While it's a smaller game than the open-world games of the franchise, the art, aesthetics, and simulation-style gameplay are undeniably charming. This free-to-play mobile game—also available on PC and consoles—strikes a great balance between its paid and free elements.

You could easily spend hours in this addictive game without ever spending a penny. It isn't the most ambitious Fallout game, but it's so much fun all the same.

4. Fallout 4

Trailer for Fallout 4

Fallout 4 had a lot going for it. Released in 2015, it took advantage of the power behind the consoles of its time to deliver a huge world to explore.

Playing as a parent in search of your missing child, you could explore what's left of Boston and get caught up in the multiple factions that were vying for control over the region. The game also had great companions to recruit and lots of small quests to uncover on your journey.

But it wasn't perfect. Something was missing that prevented it from living up to the standards set by previous entries in the series.

Though you got to design your character at the beginning of the game, the main plotline was a bit too linear in how it played out. Sure, there were multiple factions to side with, but the final result always felt the same regardless of what you chose to do during your playthrough.

With a settlement managing system that felt tacked on at the last minute and a crafting system that didn't add much to the overall game, Fallout 4 felt somewhat rushed despite everything it managed to achieve.

Overall, Fallout 4 was a solid first-person shooter with fun characters, but compared to other Fallout games, it fell a little short.

3. Fallout

Trailer for Fallout

Released in 1997, the original Fallout is mostly unrecognizable to fans of the series who only started with the more recent entries.

Fallout featured turn-based combat and an isometric camera, making it more similar to Baldur's Gate than today's Fallout games. However, if you can look past that, you'll see that much of what makes the Fallout franchise so great started right here.

Fallout was ahead of its time with how it handled its plot. Playing as a Vault Dweller sent out for vital supplies, you had almost infinite choices as to how you built you character and how you chose to interact with the world around you.

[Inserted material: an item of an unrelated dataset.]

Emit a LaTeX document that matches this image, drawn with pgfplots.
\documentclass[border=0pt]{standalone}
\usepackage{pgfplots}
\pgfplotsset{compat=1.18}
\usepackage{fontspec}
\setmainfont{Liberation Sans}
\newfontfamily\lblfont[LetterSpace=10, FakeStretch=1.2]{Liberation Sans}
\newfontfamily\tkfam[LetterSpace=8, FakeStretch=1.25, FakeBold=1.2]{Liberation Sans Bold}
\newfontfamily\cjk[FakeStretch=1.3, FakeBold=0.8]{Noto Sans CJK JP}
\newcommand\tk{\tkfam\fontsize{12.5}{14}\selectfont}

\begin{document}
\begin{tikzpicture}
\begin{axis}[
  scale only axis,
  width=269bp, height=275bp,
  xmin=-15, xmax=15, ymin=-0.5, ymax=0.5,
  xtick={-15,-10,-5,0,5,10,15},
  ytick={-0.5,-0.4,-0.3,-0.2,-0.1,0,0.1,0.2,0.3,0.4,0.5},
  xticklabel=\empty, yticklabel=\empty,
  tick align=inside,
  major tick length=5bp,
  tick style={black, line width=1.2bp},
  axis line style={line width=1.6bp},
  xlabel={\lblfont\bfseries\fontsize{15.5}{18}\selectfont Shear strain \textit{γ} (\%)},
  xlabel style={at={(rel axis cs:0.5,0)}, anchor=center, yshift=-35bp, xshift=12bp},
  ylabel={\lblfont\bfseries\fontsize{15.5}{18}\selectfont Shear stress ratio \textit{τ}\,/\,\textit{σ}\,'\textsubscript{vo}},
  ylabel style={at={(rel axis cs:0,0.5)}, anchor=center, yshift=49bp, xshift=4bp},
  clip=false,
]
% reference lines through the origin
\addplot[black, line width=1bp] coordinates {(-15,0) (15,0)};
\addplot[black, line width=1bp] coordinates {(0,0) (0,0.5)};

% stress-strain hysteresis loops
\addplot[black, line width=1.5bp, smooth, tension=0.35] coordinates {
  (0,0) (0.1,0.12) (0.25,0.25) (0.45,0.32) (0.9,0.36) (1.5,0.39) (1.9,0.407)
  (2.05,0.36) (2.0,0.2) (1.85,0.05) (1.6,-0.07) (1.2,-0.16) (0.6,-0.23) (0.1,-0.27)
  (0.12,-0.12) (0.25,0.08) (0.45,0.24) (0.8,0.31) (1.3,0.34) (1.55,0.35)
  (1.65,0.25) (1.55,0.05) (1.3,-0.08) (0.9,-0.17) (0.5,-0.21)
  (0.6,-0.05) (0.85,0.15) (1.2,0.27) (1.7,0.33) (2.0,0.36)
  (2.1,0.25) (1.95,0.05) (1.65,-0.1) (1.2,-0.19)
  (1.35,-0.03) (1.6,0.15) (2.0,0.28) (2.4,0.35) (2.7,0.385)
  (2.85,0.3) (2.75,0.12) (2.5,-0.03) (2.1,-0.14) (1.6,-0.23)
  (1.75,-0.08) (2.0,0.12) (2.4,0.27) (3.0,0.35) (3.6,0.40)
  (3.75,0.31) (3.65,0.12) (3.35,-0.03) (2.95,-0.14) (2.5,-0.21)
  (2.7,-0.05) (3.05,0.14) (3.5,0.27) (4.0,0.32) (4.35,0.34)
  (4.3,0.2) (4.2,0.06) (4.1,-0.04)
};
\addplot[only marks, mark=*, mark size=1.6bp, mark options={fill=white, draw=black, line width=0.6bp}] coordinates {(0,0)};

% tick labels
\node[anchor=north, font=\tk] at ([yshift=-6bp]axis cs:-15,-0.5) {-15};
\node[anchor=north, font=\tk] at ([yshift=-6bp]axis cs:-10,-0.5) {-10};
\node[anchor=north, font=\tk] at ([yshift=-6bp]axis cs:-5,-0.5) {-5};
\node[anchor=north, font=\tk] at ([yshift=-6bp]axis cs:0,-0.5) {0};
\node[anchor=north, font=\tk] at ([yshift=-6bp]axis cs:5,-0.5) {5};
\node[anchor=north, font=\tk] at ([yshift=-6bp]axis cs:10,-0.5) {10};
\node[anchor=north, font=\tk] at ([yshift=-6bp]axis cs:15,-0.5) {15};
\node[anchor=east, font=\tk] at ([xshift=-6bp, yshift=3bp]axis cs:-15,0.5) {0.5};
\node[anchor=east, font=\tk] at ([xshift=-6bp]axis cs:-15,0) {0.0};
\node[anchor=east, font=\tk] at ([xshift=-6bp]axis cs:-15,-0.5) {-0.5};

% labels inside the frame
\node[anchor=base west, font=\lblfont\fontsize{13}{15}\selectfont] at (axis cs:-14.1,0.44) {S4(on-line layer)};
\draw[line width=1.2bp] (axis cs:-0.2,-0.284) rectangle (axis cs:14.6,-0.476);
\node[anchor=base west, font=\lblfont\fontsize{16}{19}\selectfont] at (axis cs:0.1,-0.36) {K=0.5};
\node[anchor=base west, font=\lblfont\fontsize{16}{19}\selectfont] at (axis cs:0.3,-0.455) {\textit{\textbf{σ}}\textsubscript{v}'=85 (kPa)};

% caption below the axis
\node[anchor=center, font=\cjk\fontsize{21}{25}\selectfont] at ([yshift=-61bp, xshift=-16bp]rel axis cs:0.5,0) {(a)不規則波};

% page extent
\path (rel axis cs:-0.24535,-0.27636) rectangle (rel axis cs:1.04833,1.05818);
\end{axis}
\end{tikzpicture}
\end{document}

There were multiple branching storylines and fun characters to meet on your adventures. While the mechanics are rough compared to modern entries, there's still something magical about how much the original Fallout tried to do with such limited technology.

2. Fallout 3

Trailer for Fallout 3

When Bethesda took over development of the Fallout series, they changed pretty much everything about it.

Fallout went from an isometric RPG to a first-person shooter that rewarded skill and reflexes more than strategy. However, despite the change, Fallout 3 still felt like it came from the same series because of the world it created and offered to players.

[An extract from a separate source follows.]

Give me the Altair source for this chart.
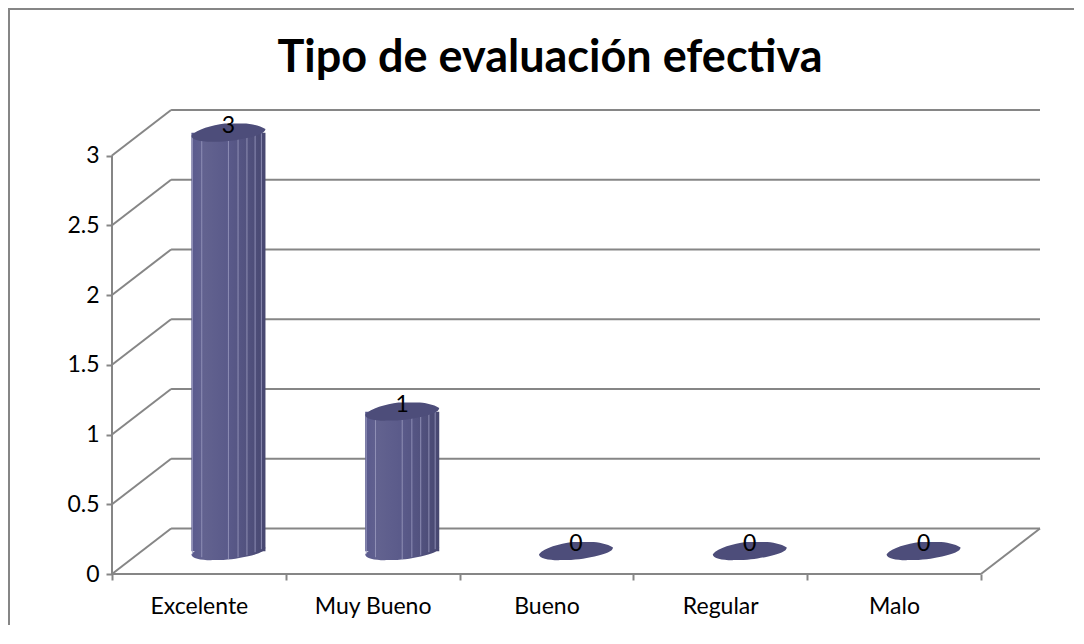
import altair as alt
import pandas as pd

# ---- chart values ----
categories = ["Excelente", "Muy Bueno", "Bueno", "Regular", "Malo"]
values = [3, 1, 0, 0, 0]
y_ticks = [0, 0.5, 1, 1.5, 2, 2.5, 3]
title_text = "Tipo de evaluación efectiva"

# ---- pseudo-3D geometry in scale units ----
PX_X = 173.6          # pixels per category
PX_Y = 139.3          # pixels per value unit
DEPTH_X = 59 / PX_X   # wall depth, x units
DEPTH_Y = 45.5 / PX_Y # wall depth, y units
X_MAX = len(categories) + DEPTH_X
Y_MAX = 3 + DEPTH_Y
HALF = 37 / PX_X      # half width of a column

GRAY = "#868686"
FONT = "Lato"

xs = alt.Scale(domain=[0, X_MAX], nice=False, zero=False)
ys = alt.Scale(domain=[0, Y_MAX], nice=False, zero=False)

x_ticks = sorted(set([i * 1.0 for i in range(len(categories) + 1)] +
                     [i + 0.5 for i in range(len(categories))]))
label_expr = "datum.value % 1 === 0 ? '' : [" + ",".join(f"'{c}'" for c in categories) + "][floor(datum.value)]"

x_axis = alt.Axis(values=x_ticks, labelExpr=label_expr, title=None, grid=False, domain=False,
                  tickColor=GRAY, tickWidth=2, tickSize=6, labelAngle=0, labelAlign="center",
                  labelFont=FONT, labelFontSize=23, labelColor="black", labelPadding=15,
                  labelOverlap=False, labelFlush=False,
                  tickOpacity={"condition": {"test": "datum.value % 1 === 0", "value": 1}, "value": 0})
y_axis = alt.Axis(values=y_ticks, title=None, grid=False, domain=False, tickColor=GRAY, tickWidth=2,
                  tickSize=6, labelFont=FONT, labelFontSize=23, labelColor="black", labelPadding=7,
                  format="~g", labelOverlap=False, labelFlush=False)

# ---- walls ----
walls = pd.DataFrame([{"x": DEPTH_X, "x2": X_MAX, "y": v + DEPTH_Y} for v in y_ticks])
back = alt.Chart(walls).mark_rule(color=GRAY, strokeWidth=2).encode(
    x=alt.X("x:Q", scale=xs, axis=x_axis), x2="x2:Q",
    y=alt.Y("y:Q", scale=ys, axis=y_axis))

diag_rows = []
for k, v in enumerate(y_ticks):
    diag_rows += [{"k": k, "x": 0, "y": v}, {"k": k, "x": DEPTH_X, "y": v + DEPTH_Y}]
diag_rows += [{"k": 99, "x": len(categories), "y": 0}, {"k": 99, "x": X_MAX, "y": DEPTH_Y}]
# front edges: value axis and category axis
diag_rows += [{"k": 100, "x": 0, "y": 0}, {"k": 100, "x": 0, "y": max(y_ticks)}]
diag_rows += [{"k": 101, "x": 0, "y": 0}, {"k": 101, "x": len(categories), "y": 0}]
diag = alt.Chart(pd.DataFrame(diag_rows)).mark_line(color=GRAY, strokeWidth=2).encode(
    x=alt.X("x:Q", scale=xs), y=alt.Y("y:Q", scale=ys), detail="k:N")

# ---- columns ----
df = pd.DataFrame({"cat": categories, "value": values})
df["cx"] = [i + 0.5 + DEPTH_X / 2 for i in range(len(categories))]
df["base"] = DEPTH_Y / 2
df["top"] = df["value"] + DEPTH_Y / 2
df["x1"] = df["cx"] - HALF
df["x2"] = df["cx"] + HALF
tall = df[df["value"] > 0]

grad = alt.Gradient(gradient="linear", x1=0, x2=1, y1=0, y2=0, stops=[
    alt.GradientStop(offset=0, color="#5a5a8e"),
    alt.GradientStop(offset=0.18, color="#62628f"),
    alt.GradientStop(offset=0.5, color="#5a5a8a"),
    alt.GradientStop(offset=0.8, color="#50507c"),
    alt.GradientStop(offset=1, color="#474770"),
])

BLOB = ("M-1,0.08 C-0.85,-0.1 -0.45,-0.2 -0.1,-0.25 L0.4,-0.25 C0.6,-0.25 0.85,-0.2 1,-0.1 "
        "C1,0 0.8,0.08 0.5,0.14 C0.2,0.2 0,0.24 -0.4,0.24 C-0.7,0.25 -1,0.2 -1,0.08 Z")
BLOB_SIZE = 74 ** 2

bottom = alt.Chart(tall).mark_point(shape=BLOB, size=BLOB_SIZE, filled=True, fill=grad, opacity=1, strokeWidth=0).encode(
    x=alt.X("cx:Q", scale=xs), y=alt.Y("base:Q", scale=ys))
body = alt.Chart(tall).mark_bar(fill=grad, stroke=None).encode(
    x=alt.X("x1:Q", scale=xs), x2="x2:Q", y=alt.Y("base:Q", scale=ys), y2="top:Q")

# facet lines: horizontal place across the column, drop of the lower rim in px there
facets = [(-0.97, 3), (-0.72, 6), (0.0, 8), (0.26, 6), (0.5, 4), (0.72, 1), (0.89, -2)]
line_rows = []
for _, r in tall.iterrows():
    for t, drop in facets:
        line_rows.append({"x": r["cx"] + t * HALF, "y": r["base"] - drop / PX_Y, "y2": r["top"] - drop / PX_Y})
lines = alt.Chart(pd.DataFrame(line_rows)).mark_rule(color="#9c9cc0", strokeWidth=1, opacity=0.8).encode(
    x=alt.X("x:Q", scale=xs), y=alt.Y("y:Q", scale=ys), y2="y2:Q")

top = alt.Chart(df).mark_point(shape=BLOB, size=BLOB_SIZE, filled=True, fill="#4d4d7a", opacity=1, strokeWidth=0).encode(
    x=alt.X("cx:Q", scale=xs), y=alt.Y("top:Q", scale=ys))

text = alt.Chart(df).mark_text(font=FONT, fontSize=23, color="black", dy=-7, baseline="middle").encode(
    x=alt.X("cx:Q", scale=xs), y=alt.Y("top:Q", scale=ys), text=alt.Text("value:Q", format="d"))

# ---- outer frame: only the top and left edges are visible ----
one = pd.DataFrame({"a": [0]})
frame_top = alt.Chart(one).mark_rect(fill=GRAY, stroke=None).encode(
    x=alt.value(-104), x2=alt.value(962), y=alt.value(-102), y2=alt.value(-100))
frame_left = alt.Chart(one).mark_rect(fill=GRAY, stroke=None).encode(
    x=alt.value(-104), x2=alt.value(-102), y=alt.value(-102), y2=alt.value(515))

chart = alt.layer(frame_top, frame_left, back, diag, bottom, body, lines, top, text).properties(
    width=928, height=464, padding=0, background="white",
    title=alt.TitleParams(title_text, font=FONT, fontSize=45, fontWeight="bold", color="black",
                          anchor="middle", dx=-26, offset=-73),
).configure_view(strokeWidth=0, strokeOpacity=0)

chart.save("out.html", embed_options={"renderer": "svg", "actions": False})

The world of Fallout 3 was one of the most well-crafted and deepest in the franchise's history, with the crumbling monuments of Washington DC surrounding you at the start. Plus, there was plenty of humor and silliness scattered throughout.

The story branched a lot more than other Fallout games, with various beats depending on which factions you sided with. The way the world changed depending on your actions made it truly remarkable.

1. Fallout: New Vegas

Trailer for Fallout: New Vegas

The best Fallout game of all time is easily Fallout: New Vegas. You controlled a courier who's ambushed and left for dead, giving you the choice to seek revenge or just find a safe spot to hole up in.

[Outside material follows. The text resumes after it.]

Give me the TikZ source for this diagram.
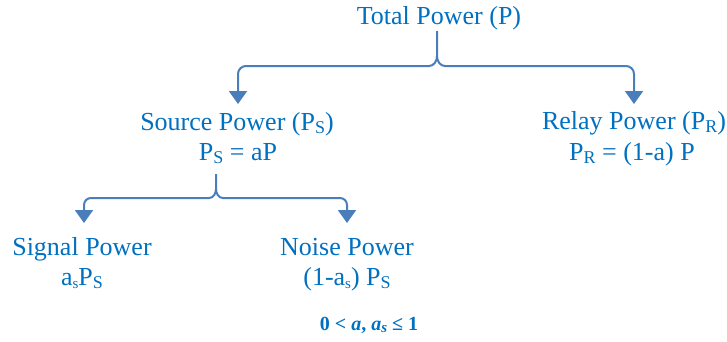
\documentclass[tikz,border=0pt]{standalone}
\usepackage{fontspec}
\setmainfont{Liberation Serif}
\usetikzlibrary{arrows.meta}
\definecolor{txtblue}{HTML}{0070C0}
\definecolor{lineblue}{HTML}{4A7EBB}
\newcommand\subU[1]{\raisebox{-0.3ex}{\fontsize{18}{18}\selectfont #1}}
\newcommand\subL[1]{\raisebox{-0.3ex}{\fontsize{15}{15}\selectfont #1}}
\begin{document}
\begin{tikzpicture}[x=1pt,y=-1pt,
  lbl/.style={text=txtblue,font=\fontsize{26}{30}\selectfont,anchor=base,inner sep=0pt},
  cond/.style={text=txtblue,font=\fontsize{20}{24}\selectfont\bfseries,anchor=base,inner sep=0pt},
  brace/.style={draw=lineblue,line width=2pt,-{Triangle[length=13pt,width=18pt]}}]
\useasboundingbox (0,0) rectangle (727,341);
% texts
\node[lbl] (total) at (439,24) {Total Power (P)};
\node[lbl] (src1) at (237,130) {Source Power (P\subU{S})};
\node[lbl] (src2) at (238,160) {P\subU{S} = aP};
\node[lbl] (rel1) at (634,129) {Relay Power (P\subU{R})};
\node[lbl] (rel2) at (632,160) {P\subU{R} = (1-a) P};
\node[lbl] (sig1) at (82,255) {Signal Power};
\node[lbl] (sig2) at (82,285) {a\subL{s}P\subU{S}};
\node[lbl] (noi1) at (347,255) {Noise Power};
\node[lbl] (noi2) at (347,285) {(1-a\subL{s}) P\subU{S}};
\node[cond] (cond) at (369,330) {0 < \textit{a}, \textit{a}\subL{\textit{s}} ≤ 1};
% coordinates
\coordinate (t1) at (437,31);
\coordinate (j1) at (437,66);
\coordinate (s1) at (238,104);
\coordinate (r1) at (634,104);
\coordinate (t2) at (216,174);
\coordinate (j2) at (216,198);
\coordinate (g2) at (84,223);
\coordinate (n2) at (347,223);
% braces
\draw[brace] (t1) -- ([yshift=10pt]j1) to[out=-90,in=0] ([xshift=-8pt]j1) -- ([xshift=8pt]s1 |- j1) to[out=180,in=90] ([yshift=-8pt]s1 |- j1) -- (s1);
\draw[brace] ([yshift=10pt]j1) to[out=-90,in=180] ([xshift=8pt]j1) -- ([xshift=-8pt]r1 |- j1) to[out=0,in=90] ([yshift=-8pt]r1 |- j1) -- (r1);
\draw[brace] (t2) -- ([yshift=9pt]j2) to[out=-90,in=0] ([xshift=-7pt]j2) -- ([xshift=7pt]g2 |- j2) to[out=180,in=90] ([yshift=-7pt]g2 |- j2) -- (g2);
\draw[brace] ([yshift=9pt]j2) to[out=-90,in=180] ([xshift=7pt]j2) -- ([xshift=-7pt]n2 |- j2) to[out=0,in=90] ([yshift=-7pt]n2 |- j2) -- (n2);
\end{tikzpicture}
\end{document}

For starters, the setting was incredible. The game's desert wasteland felt both barren yet teeming with dangers, and the environments were loaded with wonderful sendups of modern Vegas tropes.

What made Fallout: New Vegas so much fun was the degree to which the other characters reacted to what you said and did. If you spent time building up one faction, their rivals wouldn't just sit back and take it.

Of course, you could try to play all three sides in the power struggle, but maintaining that balance was a delicately tight act—and that's partly what made this game so fun. Plus, the fun interplay between the game's social aspects and combat systems.

All these years later, Fallout: New Vegas shines. It isn't just the best game in the Fallout franchise, but one of the best RPGs you'll ever play.